→ Directions for this task: Take the lines from the top down to and including the one with "import pandas as pd" and repeat them exactly. Omit images.

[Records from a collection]

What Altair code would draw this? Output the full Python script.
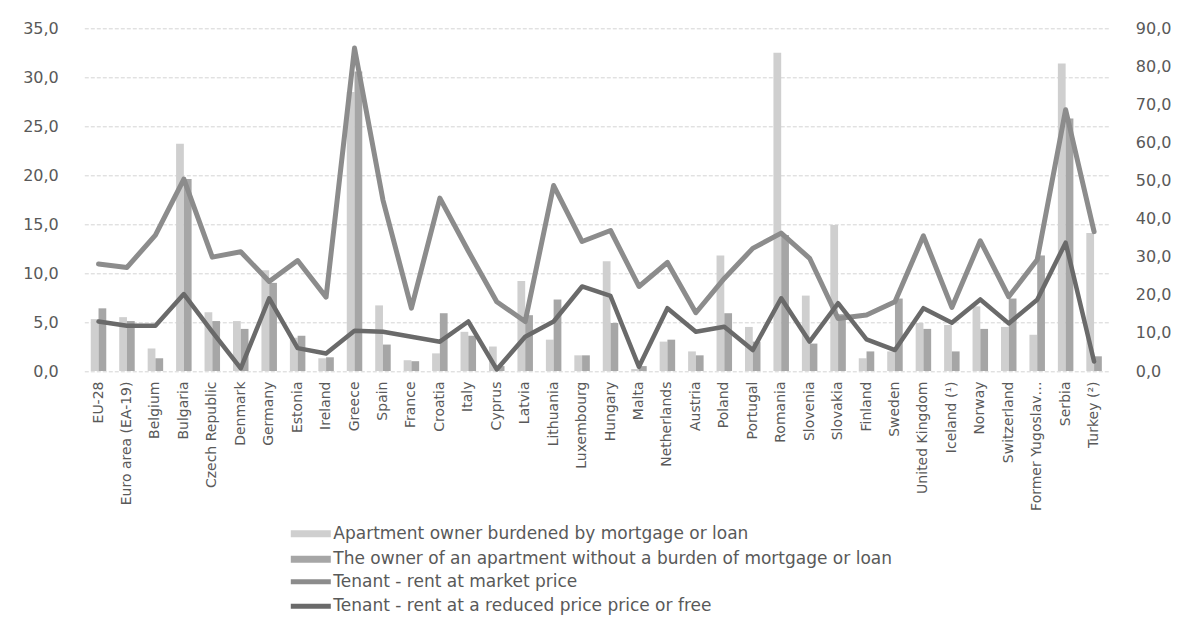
import altair as alt
import pandas as pd

categories = ["EU-28", "Euro area (EA-19)", "Belgium", "Bulgaria", "Czech Republic", "Denmark",
              "Germany", "Estonia", "Ireland", "Greece", "Spain", "France", "Croatia", "Italy",
              "Cyprus", "Latvia", "Lithuania", "Luxembourg", "Hungary", "Malta", "Netherlands",
              "Austria", "Poland", "Portugal", "Romania", "Slovenia", "Slovakia", "Finland",
              "Sweden", "United Kingdom", "Iceland (¹)", "Norway", "Switzerland",
              "Former Yugoslav Republic of Macedonia", "Serbia", "Turkey (²)"]

owner_mortgage = [5.3, 5.5, 2.3, 23.2, 6.0, 5.1, 10.3, 3.4, 1.3, 28.5, 6.7, 1.1, 1.8, 4.0, 2.5,
                  9.2, 3.2, 1.6, 11.2, 0.2, 3.0, 2.0, 11.8, 4.5, 32.5, 7.7, 14.9, 1.3, 2.0, 4.9,
                  4.7, 6.6, 4.5, 3.7, 31.4, 14.1]
owner_free = [6.4, 5.1, 1.3, 19.6, 5.1, 4.3, 9.0, 3.6, 1.4, 30.6, 2.7, 1.0, 5.9, 3.6, 0.5,
              5.7, 7.3, 1.6, 4.9, 0.5, 3.2, 1.6, 5.9, 3.0, 13.9, 2.8, 5.8, 2.0, 7.4, 4.3,
              2.0, 4.3, 7.4, 11.8, 25.8, 1.5]
tenant_market = [28.1, 27.2, 35.7, 50.4, 29.9, 31.3, 23.5, 29.0, 19.4, 84.8, 44.9, 16.5, 45.4,
                 31.5, 18.2, 13.0, 48.7, 34.0, 36.9, 22.2, 28.5, 15.3, 24.3, 32.2, 36.2, 29.6,
                 13.8, 14.7, 18.2, 35.5, 16.7, 34.2, 19.5, 29.2, 68.6, 36.6]
tenant_reduced = [13.0, 11.9, 11.9, 20.2, 10.3, 0.7, 19.1, 6.0, 4.6, 10.6, 10.3, 9.0, 7.7,
                  13.0, 0.4, 9.0, 13.0, 22.2, 19.7, 1.1, 16.5, 10.3, 11.6, 5.5, 19.1, 7.7,
                  17.8, 8.3, 5.5, 16.5, 12.7, 18.8, 12.5, 18.7, 33.7, 2.5]

bar_series = ["Apartment owner burdened by mortgage or loan",
              "The owner of an apartment without a burden of mortgage or loan"]
line_series = ["Tenant - rent at market price",
               "Tenant - rent at a reduced price price or free"]

bars = pd.DataFrame(
    [{"country": c, "series": bar_series[0], "value": v} for c, v in zip(categories, owner_mortgage)]
    + [{"country": c, "series": bar_series[1], "value": v} for c, v in zip(categories, owner_free)]
)
lines = pd.DataFrame(
    [{"country": c, "series": line_series[0], "value": v} for c, v in zip(categories, tenant_market)]
    + [{"country": c, "series": line_series[1], "value": v} for c, v in zip(categories, tenant_reduced)]
)

FONT = "DejaVu Sans"
TXT = "#595959"

x_enc = alt.X(
    "country:N", sort=categories, title=None,
    scale=alt.Scale(paddingInner=0.455, paddingOuter=0.2275),
    axis=alt.Axis(labelAngle=270, labelPadding=10, ticks=False, domain=False,
                  labelFont=FONT, labelFontSize=14, labelColor=TXT, labelLimit=200,
                  labelExpr="datum.label == 'Former Yugoslav Republic of Macedonia' ? 'Former Yugoslav…' : datum.label"),
)

bar_layer = alt.Chart(bars).mark_bar().encode(
    x=x_enc,
    xOffset=alt.XOffset("series:N", sort=bar_series),
    y=alt.Y("value:Q", title=None,
            scale=alt.Scale(domain=[0, 35], nice=False),
            axis=alt.Axis(values=[0, 5, 10, 15, 20, 25, 30, 35], orient="left",
                          labelExpr="replace(format(datum.value, '.1f'), '.', ',')",
                          labelPadding=26, ticks=False, domain=False, grid=True,
                          gridColor="#d4d4d4", gridDash=[4, 2], gridWidth=1,
                          labelFont=FONT, labelFontSize=16, labelColor=TXT)),
    fill=alt.Fill("series:N", sort=bar_series,
                  scale=alt.Scale(domain=bar_series, range=["#cfcfcf", "#a6a6a6"]),
                  legend=alt.Legend(title=None, orient="none", legendX=218, legendY=497,
                                    symbolType="M-4,-0.7H4V0.7H-4Z", symbolSize=100,
                                    symbolStrokeWidth=0, labelOffset=14, rowPadding=7.5,
                                    labelFont=FONT, labelFontSize=17, labelColor=TXT,
                                    labelLimit=800)),
)

line_layer = alt.Chart(lines).mark_line(strokeCap="round", strokeJoin="round").encode(
    x=x_enc,
    y=alt.Y("value:Q", title=None,
            scale=alt.Scale(domain=[0, 90], nice=False),
            axis=alt.Axis(values=[0, 10, 20, 30, 40, 50, 60, 70, 80, 90], orient="right",
                          labelExpr="replace(format(datum.value, '.1f'), '.', ',')",
                          labelPadding=27, ticks=False, domain=False, grid=False,
                          labelFont=FONT, labelFontSize=16, labelColor=TXT)),
    stroke=alt.Stroke("series:N", sort=line_series,
                      scale=alt.Scale(domain=line_series, range=["#8c8c8c", "#6a6a6a"]),
                      legend=alt.Legend(title=None, orient="none", legendX=218, legendY=545,
                                        symbolType="M-4,0H4", symbolSize=100,
                                        symbolStrokeWidth=5, labelOffset=14, rowPadding=3.5,
                                        labelFont=FONT, labelFontSize=17, labelColor=TXT,
                                        labelLimit=800)),
    strokeWidth=alt.StrokeWidth("series:N", sort=line_series,
                                scale=alt.Scale(domain=line_series, range=[5, 4.5]),
                                legend=None),
    order=alt.Order("series:N"),
)

chart = alt.layer(bar_layer, line_layer).resolve_scale(
    y="independent", fill="independent", stroke="independent"
).properties(
    width=1024, height=342.7,
    padding={"left": 84.3, "top": 28.3, "right": 70.7, "bottom": 251},
    autosize=alt.AutoSizeParams(type="none"),
    background="white",
).configure_view(stroke=None)

chart.save("out.html", embed_options={"renderer": "svg", "actions": False})
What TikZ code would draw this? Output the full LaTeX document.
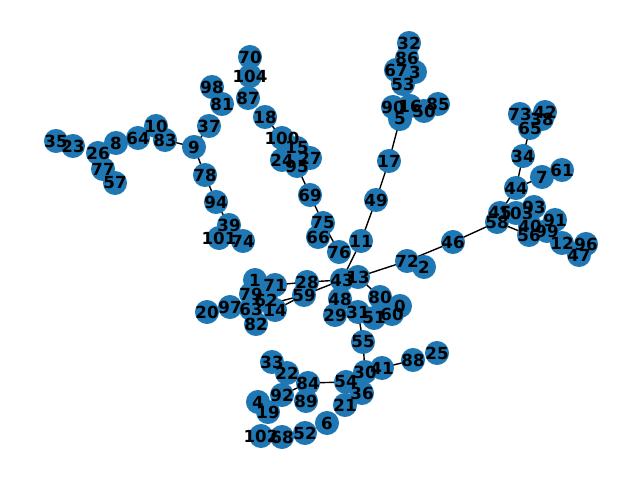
\documentclass[tikz,border=0pt]{standalone}
\usepackage{fontspec}
\setmainfont{DejaVu Sans}
\definecolor{nxblue}{HTML}{1F77B4}
\begin{document}
\begin{tikzpicture}[x=0.72bp,y=-0.72bp,
  vert/.style={circle,fill=nxblue,minimum size=24.06*0.72bp,inner sep=0pt},
  lab/.style={font=\fontsize{12bp}{14bp}\selectfont\bfseries,inner sep=0pt},
  edge/.style={draw=black,line width=1bp}]
\useasboundingbox (0,0) rectangle (640,480);
\foreach \n/\x/\y in {0/400/306,1/255/280,2/424/267,3/415/72,4/258/402,5/400/119,6/327/423,7/542/177,8/116/143,9/194/147,10/156/126,11/361/241,12/562/243,13/358/277,14/275/310,15/297/148,16/410/106,17/389/161,18/265/117,19/268/412,20/207/312,21/345/405,22/287/373,23/73/146,24/282/160,25/437/353,26/98/153,27/310/158,28/307/282,29/335/315,30/365/372,31/358/312,32/409/43,33/272/362,34/523/156,35/56/141,36/362/393,37/209/126,38/542/119,39/229/225,40/530/226,41/382/368,42/545/112,43/342/280,44/516/188,45/500/213,46/453/242,47/579/255,48/340/299,49/376/200,50/424/111,51/374/318,52/305/433,53/403/84,54/346/382,55/363/342,56/529/235,57/115/183,58/497/222,59/304/295,60/392/314,61/562/170,62/266/300,63/251/309,64/138/138,65/530/128,66/318/237,67/396/70,68/282/437,69/310/195,70/250/57,71/275/285,72/407/261,73/520/114,74/243/241,75/323/223,76/339/252,77/103/169,78/205/175,79/251/294,80/380/297,81/222/104,82/256/324,83/165/140,84/308/383,85/438/104,86/407/58,87/248/98,88/413/360,89/306/401,90/393/107,91/555/220,92/282/395,93/534/207,94/216/202,95/297/166,96/586/244,97/230/307,98/212/87,99/547/231,100/282/138,101/219/238,102/261/436,103/516/213,104/250/76}
  {\coordinate (p\n) at (\x,\y);}
% edges
\foreach \a/\b in {83/9,9/37,9/78,78/94,94/39,18/100,95/69,69/75,75/76,11/43,11/49,49/17,17/5,13/72,72/46,46/58,58/56,44/34,34/65,44/45,44/7,71/28,28/43,59/43,59/63,59/14,13/80,31/55,55/30,54/84,84/92,41/88}
  {\draw[edge] (p\a) -- (p\b);}
% nodes
\foreach \n in {0,...,104} {\node[vert] (v\n) at (p\n) {};}
% labels
\foreach \n in {0,...,104} {\node[lab] (t\n) at (p\n) {\n};}
\end{tikzpicture}
\end{document}
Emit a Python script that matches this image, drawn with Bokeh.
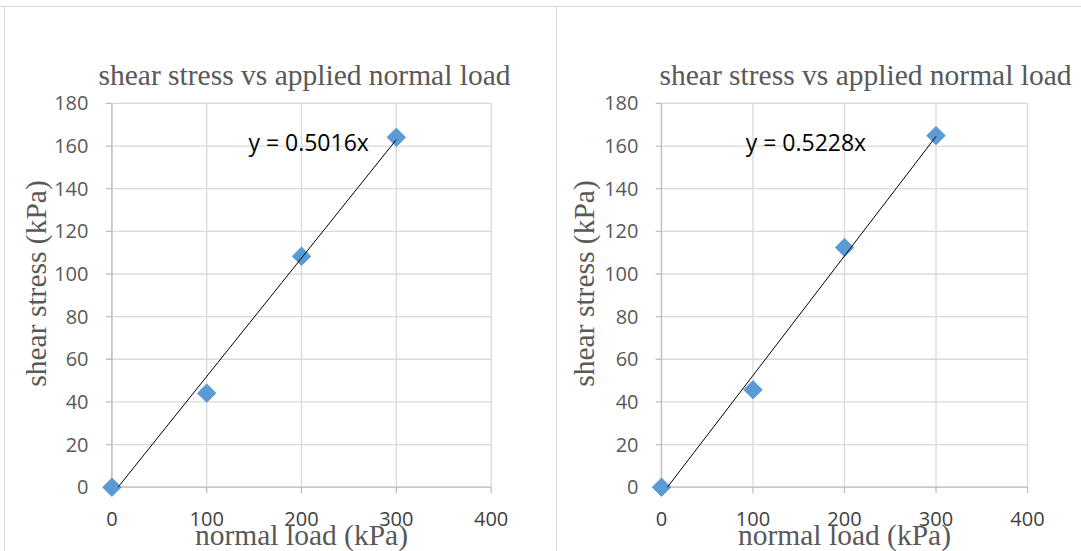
import math
from bokeh.plotting import figure
from bokeh.layouts import row, column
from bokeh.models import Range1d, FixedTicker, Label, Spacer
from bokeh.embed import file_html
from bokeh.resources import INLINE

# ---- data ----
x_ticks = [0, 100, 200, 300, 400]
y_ticks = [0, 20, 40, 60, 80, 100, 120, 140, 160, 180]
normal_load = [0, 100, 200, 300]
shear_left = [0, 44.1, 108.3, 164.1]
shear_right = [0, 45.7, 112.4, 164.9]
trend_x = [6.5, 300]
trend_left = [0, 163.0]
trend_right = [0, 164.5]
eq_left = "y = 0.5016x"
eq_right = "y = 0.5228x"
title_text = "shear stress vs applied normal load"
x_label = "normal load (kPa)"
y_label = "shear stress (kPa)"

GRID = "#d9d9d9"
AXIS = "#bfbfbf"
TXT = "#595959"
BLUE = "#5b9bd5"
SERIF = "Liberation Serif"
SANS = "Open Sans"
X_TICK_LEN = 2.8   # data units (~6 px)
Y_TICK_LEN = 6.3   # data units (~6 px)


def panel(shear, trend_y, eq, eq_pos, mb_left, frame_w, mb_right, title_offset,
          ylab_standoff):
    p = figure(frame_width=frame_w, frame_height=428,
               min_border_left=mb_left, min_border_right=mb_right,
               min_border_top=62, min_border_bottom=54,
               x_range=Range1d(-12, 412), y_range=Range1d(-4.83, 195.9),
               output_backend="svg", toolbar_location=None,
               background_fill_color="white", border_fill_color="white")
    p.outline_line_color = None
    p.xgrid.visible = False
    p.ygrid.visible = False

    # title
    p.title.text = title_text
    p.title.text_font = SERIF
    p.title.text_font_size = "29.5px"
    p.title.text_font_style = "normal"
    p.title.text_color = TXT
    p.title.align = "left"
    p.title.offset = title_offset
    p.title.standoff = -42

    n_x, n_y = len(x_ticks), len(y_ticks)
    # gridlines
    p.segment(x0=x_ticks, y0=[y_ticks[0]] * n_x, x1=x_ticks, y1=[y_ticks[-1]] * n_x,
              line_color=GRID, line_width=1.3)
    p.segment(x0=[x_ticks[0]] * n_y, y0=y_ticks, x1=[x_ticks[-1]] * n_y, y1=y_ticks,
              line_color=GRID, line_width=1.3)
    # axis lines and tick marks
    p.segment(x0=[x_ticks[0]], y0=[0], x1=[x_ticks[-1]], y1=[0], line_color=AXIS, line_width=1.3)
    p.segment(x0=[0], y0=[y_ticks[0]], x1=[0], y1=[y_ticks[-1]], line_color=AXIS, line_width=1.3)
    p.segment(x0=x_ticks, y0=[0] * n_x, x1=x_ticks, y1=[-X_TICK_LEN] * n_x,
              line_color=AXIS, line_width=1.3)
    p.segment(x0=[0] * n_y, y0=y_ticks, x1=[-Y_TICK_LEN] * n_y, y1=y_ticks,
              line_color=AXIS, line_width=1.3)

    for ax, ticks in ((p.xaxis[0], x_ticks), (p.yaxis[0], y_ticks)):
        ax.ticker = FixedTicker(ticks=ticks)
        ax.axis_line_color = None
        ax.major_tick_line_color = None
        ax.minor_tick_line_color = None
        ax.major_tick_out = 0
        ax.major_tick_in = 0
        ax.major_label_text_font = SANS
        ax.major_label_text_font_size = "20px"
        ax.axis_label_text_font = SERIF
        ax.axis_label_text_font_size = "29.5px"
        ax.axis_label_text_font_style = "normal"
        ax.axis_label_text_color = TXT
    p.xaxis[0].major_label_text_color = "#404040"
    p.xaxis[0].major_label_standoff = 14
    p.xaxis[0].axis_label = x_label
    p.xaxis[0].axis_label_standoff = -10
    p.yaxis[0].major_label_text_color = TXT
    p.yaxis[0].major_label_standoff = 12
    p.yaxis[0].axis_label = y_label
    p.yaxis[0].axis_label_standoff = ylab_standoff

    p.scatter(normal_load, shear, marker="square", size=13, angle=math.pi / 4,
              fill_color=BLUE, line_color=BLUE)
    p.line(trend_x, trend_y, line_color="black", line_width=1)

    p.add_layout(Label(x=eq_pos[0], y=eq_pos[1], text=eq, text_font=SANS,
                       text_font_size="23px", text_color="black",
                       text_align="left", text_baseline="middle"))
    return p


left = panel(shear_left, trend_left, eq_left, (144, 162), 95, 402, 54, -2, -1)
right = panel(shear_right, trend_right, eq_right, (92, 162), 93, 388, 43, 9, 1)

divider = Spacer(width=1, height=544, styles={"background-color": GRID})
left_pad = Spacer(width=4, height=544)
left_line = Spacer(width=1, height=544, styles={"background-color": GRID})
body = row(left_pad, left_line, left, divider, right, spacing=0)
top_pad = Spacer(width=1081, height=6)
top_line = Spacer(width=1081, height=1, styles={"background-color": GRID})
layout = column(top_pad, top_line, body, spacing=0)

open("out.html", "w").write(file_html(layout, INLINE))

→ Output of the exercise:
What Altair code would draw this? Output the full Python script.
import altair as alt
import pandas as pd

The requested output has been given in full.